In a tropical rain forest, nearly all the life-sustaining nutrients are found in the plants and trees and not in the ground, like northern or temperate forests. When the plants and trees are cut down for agricultural purposes for the poor people, the tree trunks are usually burnt to release nutrients into the soil. Rain leaches the soil, and after around three years, the ground is no longer capable of supporting crops. The farmers will abandon this area and it will be left to grow back to a rainforest. NASA experts Yorman Kaufman expresses that soil is very low in nutrient content, the forest will grow back very slowly.
It may take up to fifty years to grow back There are new agricultural techniques that help enforce against the aftermath of deforestation, such as, Shading agriculture and an intense agricultural system. Shade agriculture, where many of the original forest trees are left to provide shade for shade-loving crops e. g. coffee and chocolate. When this type of farm is abandoned, the forest grows back very quickly as most of it was left unharmed in the first place. Intensive agricultural systems use many of pesticides and fertilizers.

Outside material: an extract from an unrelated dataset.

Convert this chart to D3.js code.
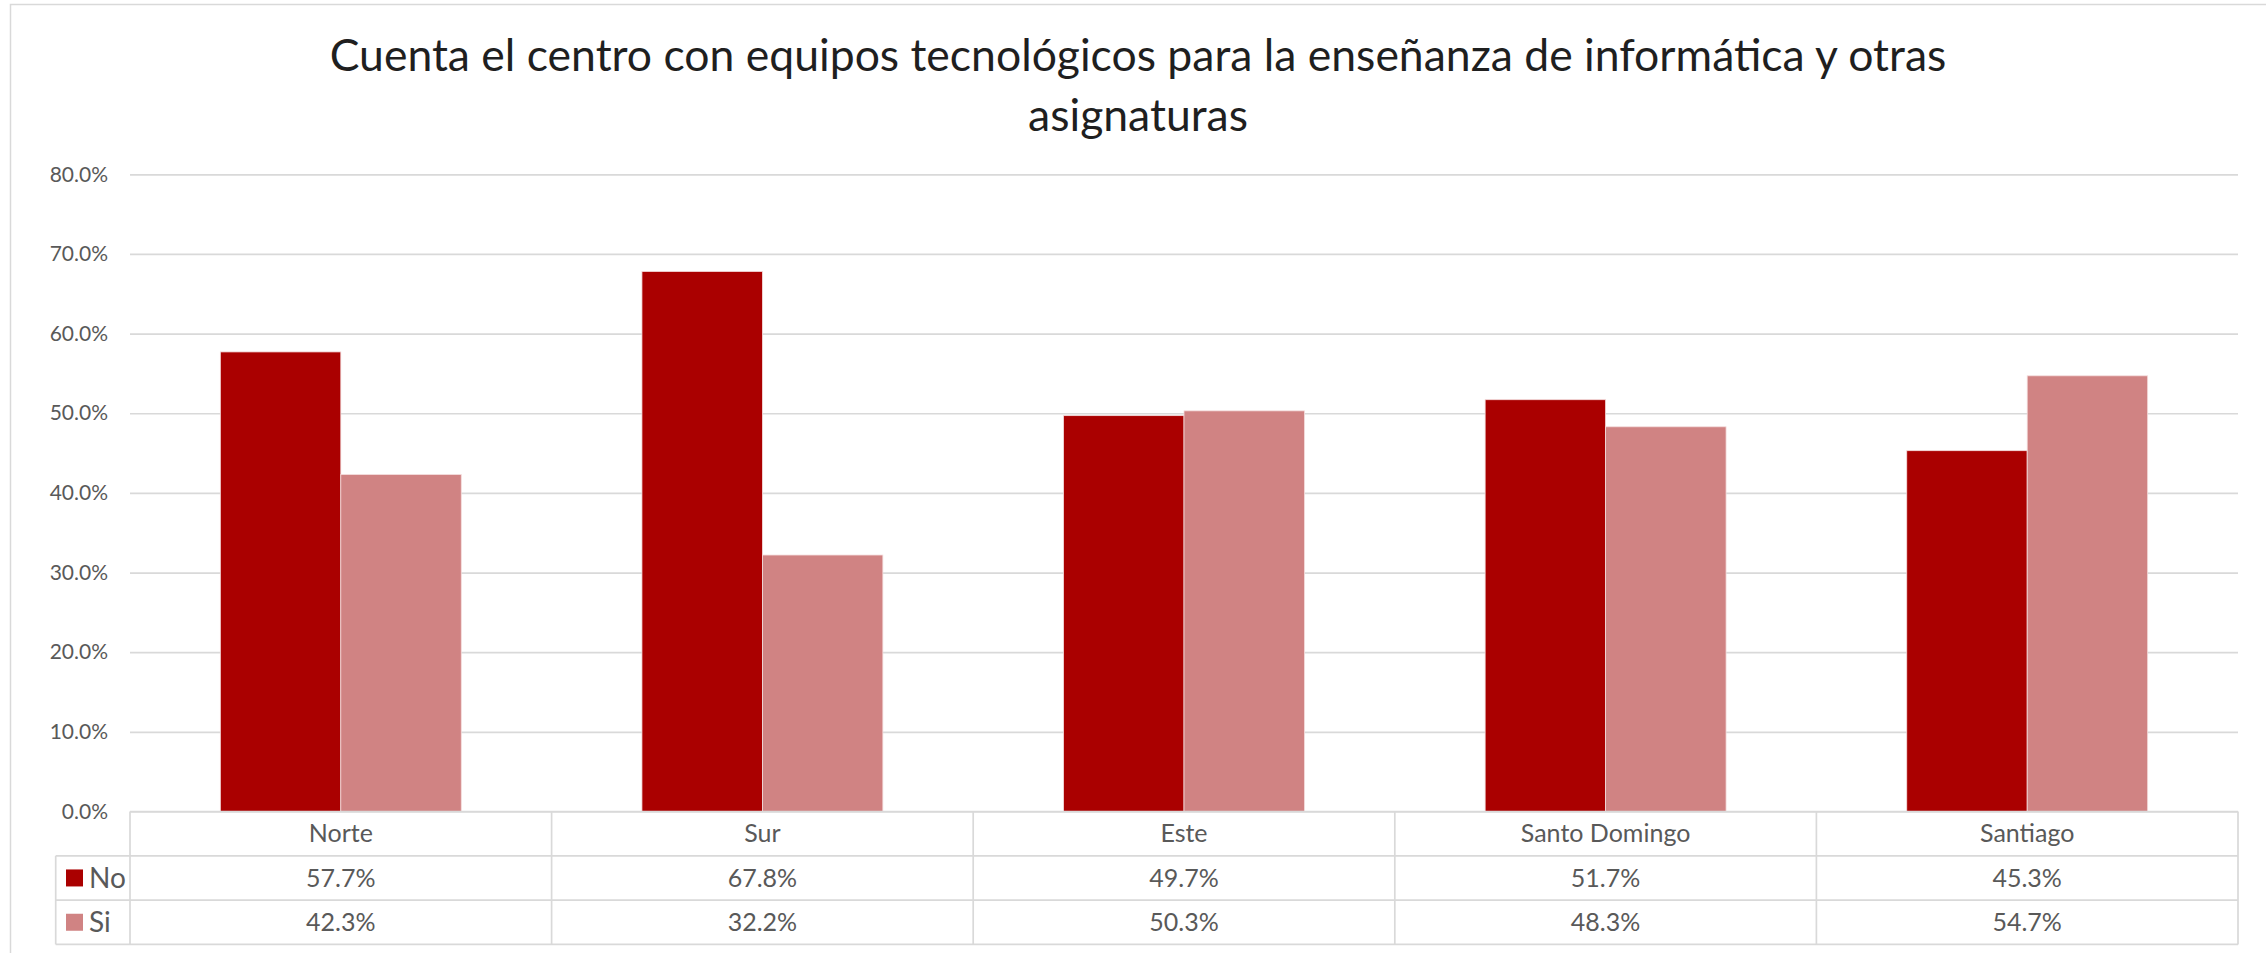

The chemicals kill a vast majority of living organisms in the area and weaken the ecosystem’s health. Plantations that use irrigation systems change the water balance of the land. After the abandonment of this kind of system, it can take many centuries for a forest to re-grow. An internet article, “Solutions to Deforestation,” shines the light that there are solutions to deforestations, such as, recycling, forest for climate proposals, and protecting endangered forests. In 2008, the Lacey Act was passed as part of a farm bill which gives the United States the authority to prosecute importers of illegally cut wood.
The Lacey Act has in turned successfully protected wildlife by preventing the illegal trafficking of animals. While the chief aim of the new law is to make illegal logging operations less profitable, it has the potential to save more than just the millions of acres of forest that are cut down every year by loggers operating outside of the law. Illegal logging operations devastate entire local ecologies, for instance, harming not just the animals who call the forests home but also the nearby communities. Illegal logging also subdues U.
S. businesses, which stand to lose a billion dollars every year to the illicit foreign competition. Perhaps worst of all, illegal logging contributes to global warming by producing dangerous and massive amounts of carbon gases. In conclusion, Deforestation is a threat to life worldwide. It has an effect on the global climate and causes the extinction of thousands of species annually. We have the ability to provide other solutions, as producing man made material, enforce bans, and creating sustainable forests.